Education schools have not tended to promote pedagogical ideas that result in the qualities that college faculty have traditionally sought in their students: disciplined study habits, a knowledge base that enables them to study the subject matter of their courses in its mature form, a capacity for analytical thinking, and the ability to write clearly and cogently about the substance of their courses. That many students enter college with these qualities is usually not a result of the training their teachers received in schools of education. Nor do education schools have a track record of promoting pedagogical ideas that have worked, or worked well, for those students who do not go on to postsecondary education. But today, in a stunning perversion of their primary mission, education schools now promote pedagogical and curricular ideas--whether associated with a multicultural approach or a constructivist approach--that undermine or inhibit the development of analytical thinking, the ability to read advanced levels of English prose, and an adequate knowledge base for informed participation in our civic life, all in the name of broadening the curriculum to include "other ways of knowing" and to address "equity" concerns.
In my book, Losing Our Language, I have tried to show how these outcomes are being facilitated as part of a multicultural approach through the selections provided in reading instructional textbooks for grades 4 to 6 and the pedagogical recommendations given teachers in accompanying teacher guides.(1) In this essay, I indicate, briefly, what I found in my analysis of these textbooks. I also indicate how schools of education are further corrupting academic goals and our civic culture through pedagogical and curricular ideas associated with a constructivist approach to learning, through what is being done in the name of educational research, and through neglect of the crucial role of teacher competence in subject matter.
Multiculturalism and Elementary Reading Instruction
One key way in which reading textbooks for the upper elementary grades undermine the development of analytical thinking is by emphasizing children's feelings in response to what they read. Children are frequently asked to tell how they feel or to imagine how others feel, especially when discussing selections that deal with victimized or oppressed groups of people. For example, after children read a politically innocent story, "Petranella," about a nineteenthcentury immigrant family to Wisconsin, Silver Burdett Ginn's fourth-grade teacher's edition calls for the following lesson plan (under what is ironically titled "Appreciating Cultures"):
Appreciating Cultures. Tell students to imagine how homesteaders and Native Americans must have felt during the settling of the frontier. Discuss how they would feel if the government suddenly told them they had to leave so that people from other parts of the country and the world could move in. What are some problems that would develop? Have students find out what happened to the Native Americans when they were forced out.(280)

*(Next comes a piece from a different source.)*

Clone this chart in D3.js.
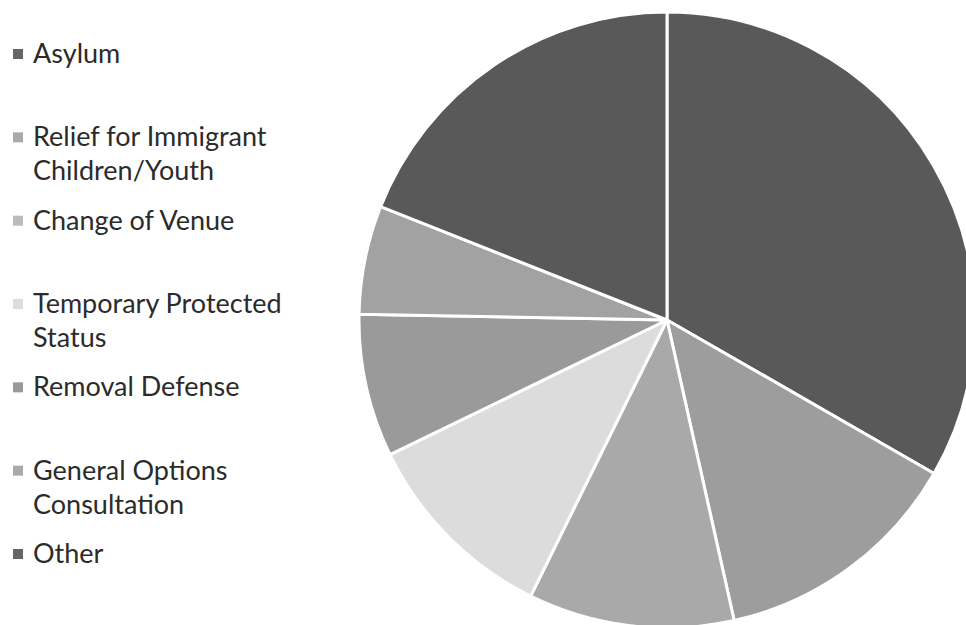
<!DOCTYPE html>
<html>
<head>
<meta charset="utf-8">
<script src="https://cdn.jsdelivr.net/npm/d3@7"></script>
<style>
  body { margin: 0; background: #fff; }
  text { font-family: Lato, "Open Sans", sans-serif; }
</style>
</head>
<body>
<div id="container"></div>
<script>
// datos del grafico (porcentaje estimado de cada categoria)
const categories = ["Asylum", "Relief for Immigrant Children/Youth", "Change of Venue",
                    "Temporary Protected Status", "Removal Defense",
                    "General Options Consultation", "Other"];
const labelLines = [["Asylum"], ["Relief for Immigrant", "Children/Youth"], ["Change of Venue"],
                    ["Temporary Protected", "Status"], ["Removal Defense"],
                    ["General Options", "Consultation"], ["Other"]];
const values = [33.3, 13.2, 10.8, 10.5, 7.5, 5.7, 19.0];
const sliceColors = ["#595959", "#9d9d9d", "#a9a9a9", "#dcdcdc", "#9a9a9a", "#a2a2a2", "#595959"];
const markerColors = ["#666666", "#aaaaaa", "#bbbbbb", "#dddddd", "#999999", "#aaaaaa", "#666666"];

const WIDTH = 966, HEIGHT = 625;

const svg = d3.select('#container').append('svg')
    .attr("width", WIDTH).attr("height", HEIGHT);

// pie
const cx = 667, cy = 320, radius = 308;

const pie = d3.pie().sort(null).value((d) => d);
const arc = d3.arc().innerRadius(0).outerRadius(radius);

const pieG = svg.append('g').attr('transform', `translate(${cx} ${cy})`);

pieG.selectAll("path")
    .data(pie(values))
    .join("path")
    .attr("d", arc)
    .attr("fill", (d, i) => sliceColors[i])
    .attr("stroke", "#fff")
    .attr("stroke-width", 3)
    .attr("stroke-linejoin", "round");

// leyenda
const legendY = d3.scalePoint()
    .domain(categories)
    .range([63, 563]);

const legend = svg.append('g');

const item = legend.selectAll("g")
    .data(categories)
    .join("g")
    .attr("transform", (d) => `translate(0 ${legendY(d)})`);

item.append("rect")
    .attr("x", 13)
    .attr("y", -14)
    .attr("width", 10)
    .attr("height", 10)
    .attr("fill", (d, i) => markerColors[i]);

item.append("text")
    .attr("x", 33)
    .attr("fill", "#2b2b2b")
    .style("font-size", "27px")
    .selectAll("tspan")
    .data((d, i) => labelLines[i])
    .join("tspan")
    .attr("x", 33)
    .attr("y", (d, j) => j * 34)
    .text((d) => d);
</script>
</body>
</html>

Although one might well think that this story deals with a clash between Native Americans and a group of settlers, there is not one Indian in the story. Nor are Indians ever discussed. Nor is the Homesteading Act mentioned in the story--or information given about it. A negative emotional response to European immigrants is what the multiculturalist is after. Children are not asked to discuss the culture of these immigrants, the Homesteading Act, or what propelled immigrants like these to this country in the nineteenth century.